The vehicle also contained bloodstains which were identified as belonging to another hostage. Also found in the vehicle were the remnants of a rocket-propelled grenade launcher.
Also in the inner compound was a white Toyota truck of the same type used by Hamas terrorists during the Oct. 7 massacre. Additional weapons were found inside the vehicle.
“The finding of the vehicle directly links the hospital to the brutal events of Oct. 7,” the IDF said.
“It is one of the hospitals that the Hamas terrorist organization uses in order to hide behind sick civilians, and from which it operates terrorist infrastructure. The Indonesian Hospital serves as a meeting place to conduct fighting and a base for senior officials and operatives of the Hamas terrorist organization. The hospital has extensive terrorist infrastructure and near it there are tunnel shafts leading to a tunnel route in the hospital area,” the IDF added.
According to the IDF, the hospital, which was built in 2015 through donations from Indonesia, “is the strategic underground center of Hamas’ Jabalia Battalion. During the war, armed Nukhba operatives were sighted in the hospital. They used it as a gathering point before leaving to carry out their activities.”

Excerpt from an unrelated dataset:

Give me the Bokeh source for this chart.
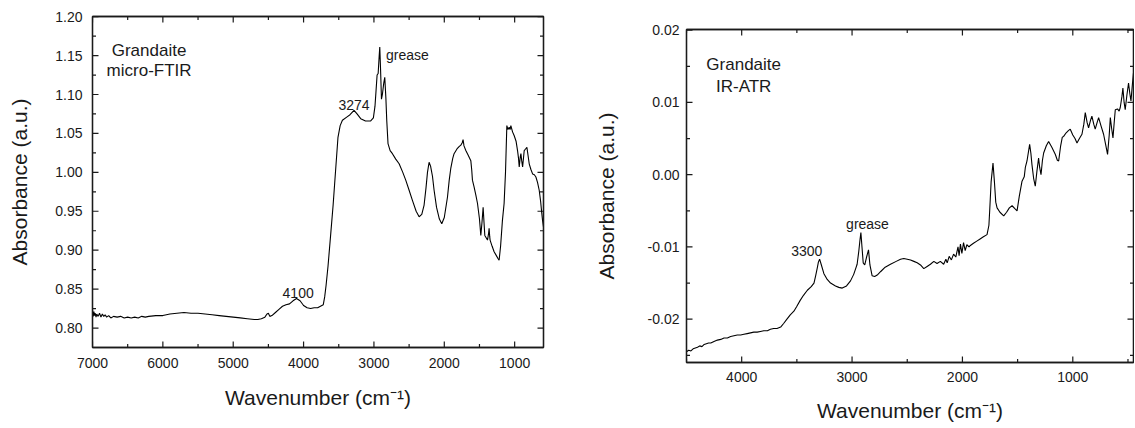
import math
from bokeh.plotting import figure
from bokeh.layouts import row
from bokeh.models import (Range1d, LinearAxis, SingleIntervalTicker, NumeralTickFormatter,
                          CustomJSTickFormatter, Label)
from bokeh.embed import file_html
from bokeh.resources import INLINE

# ---------------- data ----------------
# Left panel: micro-FTIR (wavenumber cm-1, absorbance)
ftir_wn = [7000, 6990, 6980, 6970, 6960, 6950, 6940, 6920, 6900, 6880, 6860, 6840, 6820, 6800,
           6770, 6740, 6700, 6650, 6600, 6550, 6500, 6450, 6400, 6350, 6300, 6250, 6200, 6100,
           6000, 5900, 5800, 5700, 5600, 5500, 5400, 5300, 5200, 5100, 5000, 4900, 4800, 4700,
           4650, 4600, 4550, 4520, 4500, 4480, 4450, 4400, 4350, 4300, 4250, 4200, 4150, 4100,
           4050, 4000, 3950, 3900, 3850, 3800, 3760, 3720, 3700, 3680, 3653, 3614, 3580, 3543,
           3511, 3480, 3448, 3387, 3340, 3283, 3240, 3188, 3120, 3046, 3008, 2985, 2970, 2955,
           2940, 2925, 2917, 2905, 2893, 2880, 2860, 2846, 2830, 2818, 2800, 2770, 2737, 2690,
           2642, 2590, 2548, 2500, 2453, 2400, 2358, 2320, 2287, 2260, 2239, 2216, 2195, 2168,
           2145, 2110, 2070, 2036, 2000, 1955, 1930, 1908, 1880, 1861, 1820, 1790, 1765, 1745,
           1733, 1720, 1694, 1660, 1623, 1610, 1600, 1576, 1550, 1528, 1500, 1481, 1465, 1448,
           1435, 1424, 1405, 1386, 1370, 1363, 1355, 1349, 1320, 1292, 1260, 1235, 1221, 1200,
           1174, 1150, 1130, 1111, 1095, 1078, 1065, 1054, 1030, 1006, 980, 959, 945, 935, 920,
           911, 900, 887, 875, 864, 845, 826, 810, 793, 770, 745, 720, 698, 675, 651, 630, 615,
           603, 590]
ftir_abs = [0.823, 0.815, 0.821, 0.816, 0.819, 0.814, 0.818, 0.815, 0.819, 0.814, 0.818, 0.815,
            0.817, 0.814, 0.816, 0.813, 0.815, 0.814, 0.815, 0.813, 0.814, 0.813, 0.814, 0.813,
            0.815, 0.814, 0.815, 0.816, 0.816, 0.818, 0.819, 0.820, 0.819, 0.819, 0.818, 0.817,
            0.816, 0.815, 0.814, 0.813, 0.812, 0.811, 0.811, 0.812, 0.814, 0.818, 0.819, 0.815,
            0.816, 0.820, 0.824, 0.828, 0.830, 0.831, 0.835, 0.838, 0.835, 0.829, 0.826, 0.825,
            0.826, 0.826, 0.828, 0.830, 0.840, 0.855, 0.879, 0.921, 0.958, 1.005, 1.045, 1.060,
            1.067, 1.071, 1.074, 1.0795, 1.075, 1.069, 1.066, 1.066, 1.070, 1.085, 1.105, 1.125,
            1.127, 1.150, 1.161, 1.130, 1.094, 1.100, 1.115, 1.122, 1.095, 1.067, 1.037, 1.028,
            1.024, 1.017, 1.011, 1.000, 0.990, 0.977, 0.964, 0.950, 0.943, 0.946, 0.958, 0.980,
            1.000, 1.013, 1.008, 0.995, 0.977, 0.955, 0.940, 0.934, 0.942, 0.968, 0.990, 1.005,
            1.018, 1.024, 1.030, 1.033, 1.035, 1.038, 1.042, 1.034, 1.028, 1.022, 1.015, 1.003,
            0.990, 0.981, 0.970, 0.960, 0.940, 0.919, 0.935, 0.955, 0.935, 0.919, 0.916, 0.913,
            0.922, 0.928, 0.918, 0.913, 0.905, 0.898, 0.893, 0.889, 0.887, 0.905, 0.938, 0.960,
            1.000, 1.060, 1.055, 1.058, 1.055, 1.060, 1.052, 1.047, 1.040, 1.028, 1.018, 1.007,
            1.020, 1.024, 1.015, 1.007, 1.018, 1.028, 1.030, 1.032, 1.022, 1.011, 1.004, 0.998,
            0.997, 0.994, 0.987, 0.977, 0.962, 0.948, 0.938, 0.930]

# Right panel: IR-ATR
atr_wn = [4500, 4480, 4460, 4440, 4420, 4400, 4380, 4360, 4340, 4320, 4300, 4280, 4251, 4220,
          4190, 4160, 4130, 4100, 4070, 4040, 4009, 3980, 3950, 3920, 3890, 3860, 3830, 3800,
          3767, 3740, 3710, 3680, 3647, 3620, 3590, 3560, 3527, 3500, 3470, 3440, 3405, 3370,
          3345, 3330, 3315, 3305, 3294, 3280, 3255, 3225, 3195, 3150, 3120, 3089, 3050, 3014,
          2985, 2965, 2954, 2939, 2928, 2920, 2910, 2899, 2885, 2870, 2851, 2838, 2818, 2795,
          2772, 2740, 2700, 2652, 2600, 2561, 2531, 2500, 2470, 2440, 2410, 2380, 2350, 2320,
          2290, 2259, 2230, 2200, 2170, 2150, 2138, 2120, 2100, 2080, 2060, 2040, 2030, 2018,
          2005, 1990, 1975, 1960, 1940, 1928, 1900, 1870, 1840, 1810, 1777, 1760, 1753, 1740,
          1723, 1710, 1698, 1686, 1660, 1626, 1600, 1575, 1550, 1525, 1505, 1485, 1460, 1440,
          1430, 1415, 1391, 1380, 1370, 1355, 1340, 1325, 1310, 1300, 1288, 1275, 1264, 1240,
          1219, 1190, 1158, 1140, 1128, 1110, 1095, 1083, 1060, 1040, 1023, 1000, 980, 962,
          940, 917, 900, 887, 870, 857, 840, 827, 810, 797, 780, 766, 745, 721, 700, 685,
          670, 660, 648, 636, 625, 615, 595, 580, 570, 555, 546, 535, 525, 510, 495, 483,
          473, 460, 450]
atr_abs = [-0.0245, -0.0243, -0.0244, -0.0241, -0.0240, -0.0239, -0.0237, -0.0238, -0.0235,
           -0.0234, -0.0233, -0.0233, -0.0231, -0.0229, -0.0228, -0.0226, -0.0226, -0.0224,
           -0.0223, -0.0222, -0.0222, -0.0221, -0.0220, -0.0219, -0.0218, -0.0218, -0.0217,
           -0.0216, -0.0216, -0.0214, -0.0213, -0.0213, -0.0211, -0.0206, -0.0200, -0.0194,
           -0.0189, -0.0182, -0.0174, -0.0167, -0.0160, -0.0155, -0.0150, -0.0140, -0.0129,
           -0.0121, -0.0117, -0.0124, -0.0137, -0.0145, -0.0150, -0.0154, -0.0156, -0.0157,
           -0.0154, -0.0147, -0.0138, -0.0129, -0.0124, -0.0106, -0.0090, -0.0080, -0.0100,
           -0.0122, -0.0125, -0.0115, -0.0104, -0.0125, -0.0140, -0.0141, -0.0139, -0.0134,
           -0.0128, -0.0124, -0.0120, -0.0117, -0.0116, -0.0117, -0.0118, -0.0120, -0.0122,
           -0.0125, -0.0130, -0.0127, -0.0124, -0.0120, -0.0123, -0.0120, -0.0124, -0.0117,
           -0.0122, -0.0113, -0.0118, -0.0110, -0.0114, -0.0100, -0.0112, -0.0096, -0.0109,
           -0.0094, -0.0105, -0.0097, -0.0100, -0.0098, -0.0095, -0.0092, -0.0089, -0.0086,
           -0.0083, -0.0070, -0.0050, -0.0010, 0.0016, -0.0010, -0.0038, -0.0046, -0.0052,
           -0.0057, -0.0052, -0.0046, -0.0043, -0.0047, -0.0050, -0.0030, -0.0009, -0.0003,
           0.0010, 0.0019, 0.0042, 0.0030, 0.0014, -0.0005, -0.0016, 0.0005, 0.0023, 0.0010,
           0.0000, 0.0020, 0.0030, 0.0040, 0.0046, 0.0038, 0.0028, 0.0020, 0.0019, 0.0040,
           0.0052, 0.0053, 0.0058, 0.0061, 0.0063, 0.0055, 0.0050, 0.0044, 0.0050, 0.0056,
           0.0070, 0.0086, 0.0072, 0.0065, 0.0075, 0.0081, 0.0070, 0.0063, 0.0072, 0.0079,
           0.0068, 0.0056, 0.0040, 0.0028, 0.0055, 0.0079, 0.0064, 0.0051, 0.0072, 0.0090,
           0.0091, 0.0088, 0.0093, 0.0108, 0.0120, 0.0100, 0.0090, 0.0110, 0.0127, 0.0112,
           0.0102, 0.0125, 0.0141]

# tick positions (major / minor) for each panel
ftir_x_major = [7000, 6000, 5000, 4000, 3000, 2000, 1000]
ftir_x_minor = [6500, 5500, 4500, 3500, 2500, 1500]
ftir_y_major = [0.80, 0.85, 0.90, 0.95, 1.00, 1.05, 1.10, 1.15, 1.20]
ftir_y_minor = [0.775, 0.825, 0.875, 0.925, 0.975, 1.025, 1.075, 1.125, 1.175]
atr_x_major = [4000, 3000, 2000, 1000]
atr_x_minor = [4500, 3500, 2500, 1500, 500]
atr_y_major = [-0.02, -0.01, 0.00, 0.01, 0.02]
atr_y_minor = [-0.025, -0.015, -0.005, 0.005, 0.015]

# annotations (text, x, y)
left_notes = [("Grandaite", 6196, 1.1564, "center", 17), ("micro-FTIR", 6196, 1.1308, "center", 17),
              ("3274", 3283, 1.0859, "center", 14), ("grease", 2828, 1.1513, "left", 14),
              ("4100", 4077, 0.8445, "center", 14)]
right_notes = [("Grandaite", 3982, 0.01526, "center", 17), ("IR-ATR", 3982, 0.01225, "center", 17),
               ("3300", 3410, -0.01057, "center", 14), ("grease", 2860, -0.00679, "center", 14)]

FONT = "Liberation Sans"
INK = "#1a1a1a"
FIG_H = 424


def style_axis(ax, show_labels=True):
    ax.axis_line_color = INK
    ax.axis_line_width = 1.3
    ax.major_tick_in = 0
    ax.major_tick_out = 0
    ax.minor_tick_in = 0
    ax.minor_tick_out = 0
    ax.major_label_text_font = FONT
    ax.major_label_text_font_size = "14px"
    ax.major_label_text_color = INK
    ax.axis_label_text_font = FONT
    ax.axis_label_text_font_size = "21px"
    ax.axis_label_text_font_style = "normal"
    ax.axis_label_text_color = INK
    if not show_labels:
        ax.formatter = CustomJSTickFormatter(code="return ''")
        ax.major_label_standoff = 0
        ax.major_label_text_font_size = "0px"
        ax.axis_label_standoff = 0


def make_panel(wn, ab, xr, yr, xint, yint, ticks, width, borders, notes, std):
    p = figure(width=width, height=FIG_H, x_range=Range1d(*xr), y_range=Range1d(*yr),
               output_backend="svg", toolbar_location=None, tools="", frame_align=False,
               min_border_left=borders[0], min_border_right=borders[1],
               min_border_top=borders[2], min_border_bottom=borders[3])
    p.xaxis.visible = False
    p.yaxis.visible = False
    p.grid.visible = False
    p.background_fill_color = "white"
    p.border_fill_color = "white"
    p.outline_line_color = INK
    p.outline_line_width = 1.3

    xt = SingleIntervalTicker(interval=xint, num_minor_ticks=2)
    yt = SingleIntervalTicker(interval=yint, num_minor_ticks=2)

    xb = LinearAxis(ticker=xt, formatter=NumeralTickFormatter(format="0"),
                    axis_label="Wavenumber (cm\u207b\u00b9)")
    style_axis(xb)
    xb.major_label_standoff = std[0]
    xb.axis_label_standoff = std[1]
    p.add_layout(xb, "below")

    yl = LinearAxis(ticker=yt, formatter=NumeralTickFormatter(format="0.00"),
                    axis_label="Absorbance (a.u.)")
    style_axis(yl)
    yl.major_label_standoff = std[2]
    yl.axis_label_standoff = std[3]
    p.add_layout(yl, "left")

    xa = LinearAxis(ticker=xt)
    style_axis(xa, show_labels=False)
    p.add_layout(xa, "above")
    yr_ax = LinearAxis(ticker=yt)
    style_axis(yr_ax, show_labels=False)
    p.add_layout(yr_ax, "right")

    # inward ticks on all four sides
    x0, x1 = xr
    y0, y1 = yr
    xmaj, xmin, ymaj, ymin = ticks
    for pos, ln in ((xmaj, 6), (xmin, 3.5)):
        p.ray(x=pos, y=[y0] * len(pos), length=ln, length_units="screen",
              angle=math.pi / 2, line_color=INK, line_width=1.2)
        p.ray(x=pos, y=[y1] * len(pos), length=ln, length_units="screen",
              angle=-math.pi / 2, line_color=INK, line_width=1.2)
    for pos, ln in ((ymaj, 6), (ymin, 3.5)):
        p.ray(x=[x0] * len(pos), y=pos, length=ln, length_units="screen",
              angle=0, line_color=INK, line_width=1.2)
        p.ray(x=[x1] * len(pos), y=pos, length=ln, length_units="screen",
              angle=math.pi, line_color=INK, line_width=1.2)

    p.line(wn, ab, line_color="black", line_width=1.1)

    for txt, x, y, align, size in notes:
        p.add_layout(Label(x=x, y=y, text=txt, text_align=align, text_baseline="alphabetic",
                           text_font=FONT, text_font_size=f"{size}px", text_color=INK))
    return p


p1 = make_panel(ftir_wn, ftir_abs, (7000, 590), (0.775, 1.2002), 1000, 0.05,
                (ftir_x_major, ftir_x_minor, ftir_y_major, ftir_y_minor),
                575, (92, 32, 16, FIG_H - 347), left_notes, (10, 15, 10, 21))
p2 = make_panel(atr_wn, atr_abs, (4500, 450), (-0.026, 0.0201), 1000, 0.01,
                (atr_x_major, atr_x_minor, atr_y_major, atr_y_minor),
                559, (111, 1, 29, FIG_H - 362), right_notes, (9, 14, 7, 27))

layout = row(p1, p2)
open("out.html", "w").write(file_html(layout, INLINE))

Since the war, Israel has documented the extensive use of Gaza’s hospitals and clinics by Hamas and Palestinian Islamic Jihad terrorists.
Ahmed Kahlot, director of the Kamal Adwan Hospital in the northern Gaza Strip, confirmed to Israeli interrogators that he and other staff were Hamas operatives.
During the interrogation, Kahlot described how Hamas used hospitals and ambulances to hide operatives, launch military activity, transport members of terror squads and even deliver a kidnapped Israeli soldier.
Other Gazans have told Israeli interrogators they deeply embedded themselves in the Palestinian Red Crescent Society to use hospitals as a base for attacks.
Hamas makes extensive use of the Shifa Hospital, Gaza’s largest medical center, according to the IDF. Hamas launched rockets from its compound, hid hostages in the bowels of the building, tortured collaborators there and dug tunnels connecting Shifa to nearby sites. Israel also released a recording of a phone call confirming that Hamas is also hoarding at least a half-million liters of fuel underneath the compound.
At least 1,200 people were killed in Hamas’s attacks on Israeli communities near the Gaza border on Oct. 7. The number of men, women, children, soldiers and foreigners held captive in Gaza by Hamas is now believed to be 129. Other people remain unaccounted for as Israeli authorities continue to identify bodies and search for human remains.